» SET PROBLEM
Reproduce the material below line by line, beginning with its first line and ending with the line that contains "0.69, 0.66, 0.618]"; leave out pictures.
**** INFORMATION SHOWN
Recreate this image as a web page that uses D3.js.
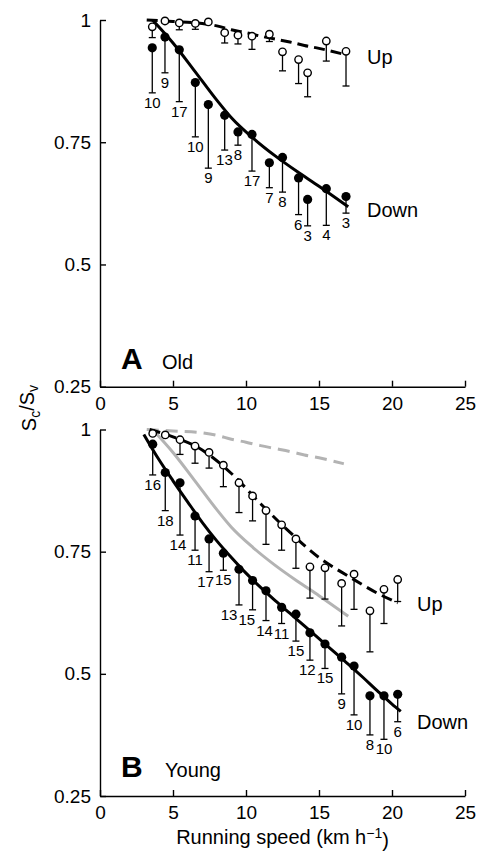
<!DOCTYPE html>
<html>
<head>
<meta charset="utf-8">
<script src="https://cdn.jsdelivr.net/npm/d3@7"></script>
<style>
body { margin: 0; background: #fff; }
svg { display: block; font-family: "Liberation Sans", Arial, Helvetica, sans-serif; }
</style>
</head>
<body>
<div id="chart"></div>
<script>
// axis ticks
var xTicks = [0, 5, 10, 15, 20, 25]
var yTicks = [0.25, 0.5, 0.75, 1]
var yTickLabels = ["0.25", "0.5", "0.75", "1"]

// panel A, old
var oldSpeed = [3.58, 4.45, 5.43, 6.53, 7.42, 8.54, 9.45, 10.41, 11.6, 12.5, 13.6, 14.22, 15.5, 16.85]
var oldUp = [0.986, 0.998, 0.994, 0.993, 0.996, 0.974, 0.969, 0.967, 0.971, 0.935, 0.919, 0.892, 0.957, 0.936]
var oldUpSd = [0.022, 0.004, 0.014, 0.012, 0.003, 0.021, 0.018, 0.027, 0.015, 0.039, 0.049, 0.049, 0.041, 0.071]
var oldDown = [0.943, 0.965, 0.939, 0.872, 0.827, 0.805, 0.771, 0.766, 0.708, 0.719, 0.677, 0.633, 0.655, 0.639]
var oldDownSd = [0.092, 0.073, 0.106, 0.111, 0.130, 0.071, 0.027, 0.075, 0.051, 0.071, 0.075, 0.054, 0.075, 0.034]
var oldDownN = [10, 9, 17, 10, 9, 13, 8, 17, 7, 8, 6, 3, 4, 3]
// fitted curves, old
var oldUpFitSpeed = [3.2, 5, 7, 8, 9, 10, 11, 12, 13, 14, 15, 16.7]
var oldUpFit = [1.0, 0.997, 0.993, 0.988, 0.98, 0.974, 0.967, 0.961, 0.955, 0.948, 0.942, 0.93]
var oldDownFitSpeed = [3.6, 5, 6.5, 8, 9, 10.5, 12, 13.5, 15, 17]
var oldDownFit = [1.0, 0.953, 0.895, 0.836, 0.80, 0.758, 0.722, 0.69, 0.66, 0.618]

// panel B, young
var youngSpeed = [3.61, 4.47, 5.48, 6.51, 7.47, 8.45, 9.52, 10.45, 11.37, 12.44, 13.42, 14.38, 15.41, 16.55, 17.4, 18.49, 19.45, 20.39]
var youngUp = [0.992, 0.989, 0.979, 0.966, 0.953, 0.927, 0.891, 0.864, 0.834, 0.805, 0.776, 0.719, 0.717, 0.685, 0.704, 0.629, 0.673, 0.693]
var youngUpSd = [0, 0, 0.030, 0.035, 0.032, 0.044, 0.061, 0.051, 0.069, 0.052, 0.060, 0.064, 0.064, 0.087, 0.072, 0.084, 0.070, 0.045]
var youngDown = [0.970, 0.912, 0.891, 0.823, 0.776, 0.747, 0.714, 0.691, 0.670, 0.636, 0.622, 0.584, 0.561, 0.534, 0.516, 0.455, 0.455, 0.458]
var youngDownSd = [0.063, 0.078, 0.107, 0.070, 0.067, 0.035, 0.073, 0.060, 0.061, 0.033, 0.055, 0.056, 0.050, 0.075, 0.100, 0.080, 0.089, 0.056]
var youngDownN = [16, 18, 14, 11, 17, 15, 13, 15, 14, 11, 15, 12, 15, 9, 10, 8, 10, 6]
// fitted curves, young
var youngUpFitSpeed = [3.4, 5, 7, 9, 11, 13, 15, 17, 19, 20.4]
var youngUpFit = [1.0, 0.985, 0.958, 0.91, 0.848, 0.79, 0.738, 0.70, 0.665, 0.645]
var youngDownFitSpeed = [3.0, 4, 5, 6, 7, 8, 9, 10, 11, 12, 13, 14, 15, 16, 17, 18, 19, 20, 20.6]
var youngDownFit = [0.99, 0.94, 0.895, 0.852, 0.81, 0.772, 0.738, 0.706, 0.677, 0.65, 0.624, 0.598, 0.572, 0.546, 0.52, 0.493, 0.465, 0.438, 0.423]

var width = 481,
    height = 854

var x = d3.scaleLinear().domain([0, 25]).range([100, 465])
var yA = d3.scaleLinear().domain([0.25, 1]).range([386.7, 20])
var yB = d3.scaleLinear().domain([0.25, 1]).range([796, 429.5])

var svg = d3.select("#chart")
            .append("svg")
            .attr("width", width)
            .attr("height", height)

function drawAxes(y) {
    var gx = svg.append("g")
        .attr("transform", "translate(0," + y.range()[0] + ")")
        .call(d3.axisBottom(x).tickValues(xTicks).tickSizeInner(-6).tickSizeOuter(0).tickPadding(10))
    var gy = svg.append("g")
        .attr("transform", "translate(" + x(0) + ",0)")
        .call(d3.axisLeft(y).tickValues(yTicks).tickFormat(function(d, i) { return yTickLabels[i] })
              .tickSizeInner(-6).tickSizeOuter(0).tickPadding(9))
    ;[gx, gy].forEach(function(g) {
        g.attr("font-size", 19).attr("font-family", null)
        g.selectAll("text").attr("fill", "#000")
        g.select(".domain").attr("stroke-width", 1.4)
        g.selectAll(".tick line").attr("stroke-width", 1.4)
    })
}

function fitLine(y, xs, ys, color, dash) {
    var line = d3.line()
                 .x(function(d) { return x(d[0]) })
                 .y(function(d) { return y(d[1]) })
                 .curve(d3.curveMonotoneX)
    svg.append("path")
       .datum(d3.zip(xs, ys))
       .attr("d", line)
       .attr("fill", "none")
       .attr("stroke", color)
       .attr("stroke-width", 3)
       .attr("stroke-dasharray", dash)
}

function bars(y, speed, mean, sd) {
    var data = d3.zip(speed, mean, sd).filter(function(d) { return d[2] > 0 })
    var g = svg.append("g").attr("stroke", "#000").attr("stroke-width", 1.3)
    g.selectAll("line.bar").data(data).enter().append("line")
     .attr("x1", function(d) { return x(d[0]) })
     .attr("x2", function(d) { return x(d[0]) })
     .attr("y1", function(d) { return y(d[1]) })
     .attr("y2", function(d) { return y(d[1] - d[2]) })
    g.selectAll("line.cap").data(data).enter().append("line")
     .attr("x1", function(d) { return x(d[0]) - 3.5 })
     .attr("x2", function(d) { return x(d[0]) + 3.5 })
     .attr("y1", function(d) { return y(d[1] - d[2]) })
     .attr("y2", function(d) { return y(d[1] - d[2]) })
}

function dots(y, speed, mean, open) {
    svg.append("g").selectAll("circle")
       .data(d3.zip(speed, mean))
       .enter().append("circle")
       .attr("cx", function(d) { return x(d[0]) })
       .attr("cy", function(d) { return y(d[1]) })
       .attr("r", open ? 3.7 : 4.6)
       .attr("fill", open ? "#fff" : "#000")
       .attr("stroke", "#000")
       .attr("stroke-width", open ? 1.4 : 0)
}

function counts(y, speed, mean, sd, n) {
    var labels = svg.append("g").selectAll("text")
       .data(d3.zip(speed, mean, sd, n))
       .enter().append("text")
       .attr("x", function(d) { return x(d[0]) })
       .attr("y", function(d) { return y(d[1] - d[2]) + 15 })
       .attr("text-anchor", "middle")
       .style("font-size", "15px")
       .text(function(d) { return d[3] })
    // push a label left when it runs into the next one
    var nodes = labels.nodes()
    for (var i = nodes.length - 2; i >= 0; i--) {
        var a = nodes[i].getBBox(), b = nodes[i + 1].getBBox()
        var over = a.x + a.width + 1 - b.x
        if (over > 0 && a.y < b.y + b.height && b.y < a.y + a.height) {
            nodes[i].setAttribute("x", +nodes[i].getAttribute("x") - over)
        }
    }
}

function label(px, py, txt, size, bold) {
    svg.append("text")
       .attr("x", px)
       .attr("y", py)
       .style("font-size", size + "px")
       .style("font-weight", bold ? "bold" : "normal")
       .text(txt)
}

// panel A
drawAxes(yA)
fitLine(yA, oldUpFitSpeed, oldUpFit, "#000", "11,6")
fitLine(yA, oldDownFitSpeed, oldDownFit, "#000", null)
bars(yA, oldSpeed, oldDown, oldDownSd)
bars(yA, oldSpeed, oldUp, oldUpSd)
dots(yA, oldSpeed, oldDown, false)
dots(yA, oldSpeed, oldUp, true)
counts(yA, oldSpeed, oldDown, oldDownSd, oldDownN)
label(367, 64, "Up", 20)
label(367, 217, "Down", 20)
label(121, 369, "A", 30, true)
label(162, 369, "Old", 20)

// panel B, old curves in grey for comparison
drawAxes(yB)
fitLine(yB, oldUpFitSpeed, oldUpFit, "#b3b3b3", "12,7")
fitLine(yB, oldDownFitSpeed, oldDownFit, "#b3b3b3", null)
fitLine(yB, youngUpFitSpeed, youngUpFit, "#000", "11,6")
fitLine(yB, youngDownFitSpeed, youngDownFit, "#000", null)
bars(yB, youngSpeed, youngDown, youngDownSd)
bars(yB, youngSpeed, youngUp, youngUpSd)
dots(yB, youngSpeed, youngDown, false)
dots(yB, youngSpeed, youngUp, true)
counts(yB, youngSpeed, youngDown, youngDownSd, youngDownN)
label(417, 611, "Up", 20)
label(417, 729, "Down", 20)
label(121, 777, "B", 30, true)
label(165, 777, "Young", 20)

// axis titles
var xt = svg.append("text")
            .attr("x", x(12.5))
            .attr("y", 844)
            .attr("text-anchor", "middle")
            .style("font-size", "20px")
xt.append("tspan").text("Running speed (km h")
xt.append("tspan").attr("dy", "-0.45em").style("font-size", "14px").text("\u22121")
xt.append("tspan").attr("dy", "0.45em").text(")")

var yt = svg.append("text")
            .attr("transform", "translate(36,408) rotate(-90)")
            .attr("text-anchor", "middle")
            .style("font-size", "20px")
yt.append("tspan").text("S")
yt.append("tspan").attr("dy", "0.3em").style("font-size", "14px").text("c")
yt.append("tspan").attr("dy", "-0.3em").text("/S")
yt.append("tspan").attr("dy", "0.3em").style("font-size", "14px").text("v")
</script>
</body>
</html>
********
» SOLUTION FOR THIS EXERCISE
Recreate this image as a web page that uses D3.js.
<!DOCTYPE html>
<html>
<head>
<meta charset="utf-8">
<script src="https://cdn.jsdelivr.net/npm/d3@7"></script>
<style>
body { margin: 0; background: #fff; }
svg { display: block; font-family: "Liberation Sans", Arial, Helvetica, sans-serif; }
</style>
</head>
<body>
<div id="chart"></div>
<script>
// axis ticks
var xTicks = [0, 5, 10, 15, 20, 25]
var yTicks = [0.25, 0.5, 0.75, 1]
var yTickLabels = ["0.25", "0.5", "0.75", "1"]

// panel A, old
var oldSpeed = [3.58, 4.45, 5.43, 6.53, 7.42, 8.54, 9.45, 10.41, 11.6, 12.5, 13.6, 14.22, 15.5, 16.85]
var oldUp = [0.986, 0.998, 0.994, 0.993, 0.996, 0.974, 0.969, 0.967, 0.971, 0.935, 0.919, 0.892, 0.957, 0.936]
var oldUpSd = [0.022, 0.004, 0.014, 0.012, 0.003, 0.021, 0.018, 0.027, 0.015, 0.039, 0.049, 0.049, 0.041, 0.071]
var oldDown = [0.943, 0.965, 0.939, 0.872, 0.827, 0.805, 0.771, 0.766, 0.708, 0.719, 0.677, 0.633, 0.655, 0.639]
var oldDownSd = [0.092, 0.073, 0.106, 0.111, 0.130, 0.071, 0.027, 0.075, 0.051, 0.071, 0.075, 0.054, 0.075, 0.034]
var oldDownN = [10, 9, 17, 10, 9, 13, 8, 17, 7, 8, 6, 3, 4, 3]
// fitted curves, old
var oldUpFitSpeed = [3.2, 5, 7, 8, 9, 10, 11, 12, 13, 14, 15, 16.7]
var oldUpFit = [1.0, 0.997, 0.993, 0.988, 0.98, 0.974, 0.967, 0.961, 0.955, 0.948, 0.942, 0.93]
var oldDownFitSpeed = [3.6, 5, 6.5, 8, 9, 10.5, 12, 13.5, 15, 17]
var oldDownFit = [1.0, 0.953, 0.895, 0.836, 0.80, 0.758, 0.722, 0.69, 0.66, 0.618]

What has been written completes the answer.